The Energy Information agency (EIA) stated in its latest yearly update that U.S. shale oil production will peak in 2021 when it will reach 4.8 million bpd. This year alone they estimate production will increase 1.2 million bpd to 3.5 million bpd. These numbers appear optimistic for the future of shale oil but the EIA’s assumptions may be more rhetoric than reality. Most of America’s shale oil – about 74 per cent – is produced in the Eagle Ford and Bakken fields. These fields are depleting extremely fast and many industry sources put the peak as soon as 2016 not 2021.
Wells drilled in the Eagle Ford area are declining 60 per cent in their first year. In Bakken, the rate of decline is 69 per cent in the first year and the life of these wells is a mere three to four years. In contrast, conventional wells decline on average 50 per cent over the first two years, plateau, and then decline at approximately 5 per cent per year and last 20 years or more. In order to recover the 11 billion barrels that the EIA estimates is recoverable in these areas, 48,000 new wells would need to be drilled by 2035. That is five times the current number of wells.

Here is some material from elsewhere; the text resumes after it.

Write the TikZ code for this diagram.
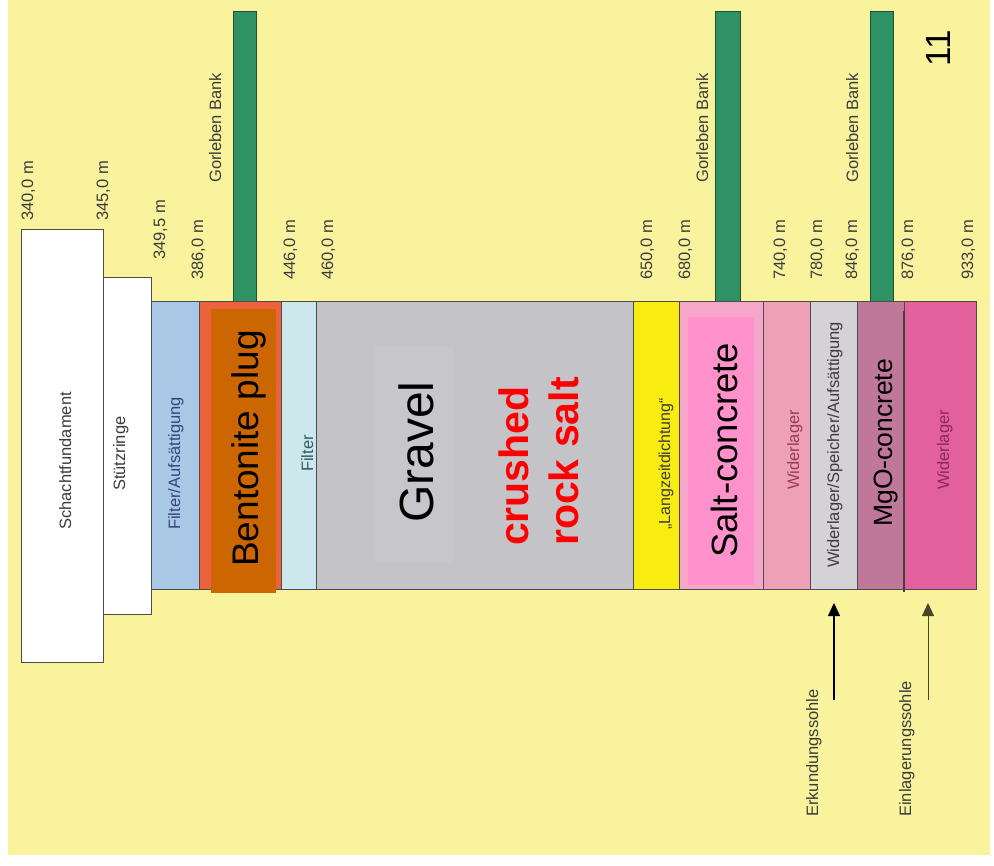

Over-estimating reserves is also nothing new for the EIA. It recently downgraded the recoverable reserves in the Monterey field to 13.7 billion barrels from 15.4 billion barrels estimated only last year. It estimated that shale gas reserves in Poland were 187 trillion cubic feet (TCF), but exploration and study by the Polish Geological Institute led to a downgrading of reserves to 27 TCF.
Canadian oil is not the perfect solution for the U.S. once the current boom is over, but it should be part of it. Canada’s environmental regulations may be questionable, and production will never put it in the same category as Saudi Arabia or other large producers, but the United States has also failed to properly regulate its shale oil/gas development or cut demand.
The environmental problems can be overcome with political will on both sides of the border working together on a future energy strategy. What are not solvable are the supply disruptions and higher prices the U.S. will face if it chooses not to implement a long-term energy plan that includes the Keystone XL pipeline in its all-of-the-above strategy.
A political decision against Keystone will not be catastrophic for the U.S. economy, but it will mean that the U.S. has one less supply option and will have to compete with China, India, and other consuming nations, on the international market for higher priced oil. For Canada, it will mean that the U.S. market becomes less and less important at a time of greatest U.S. demand.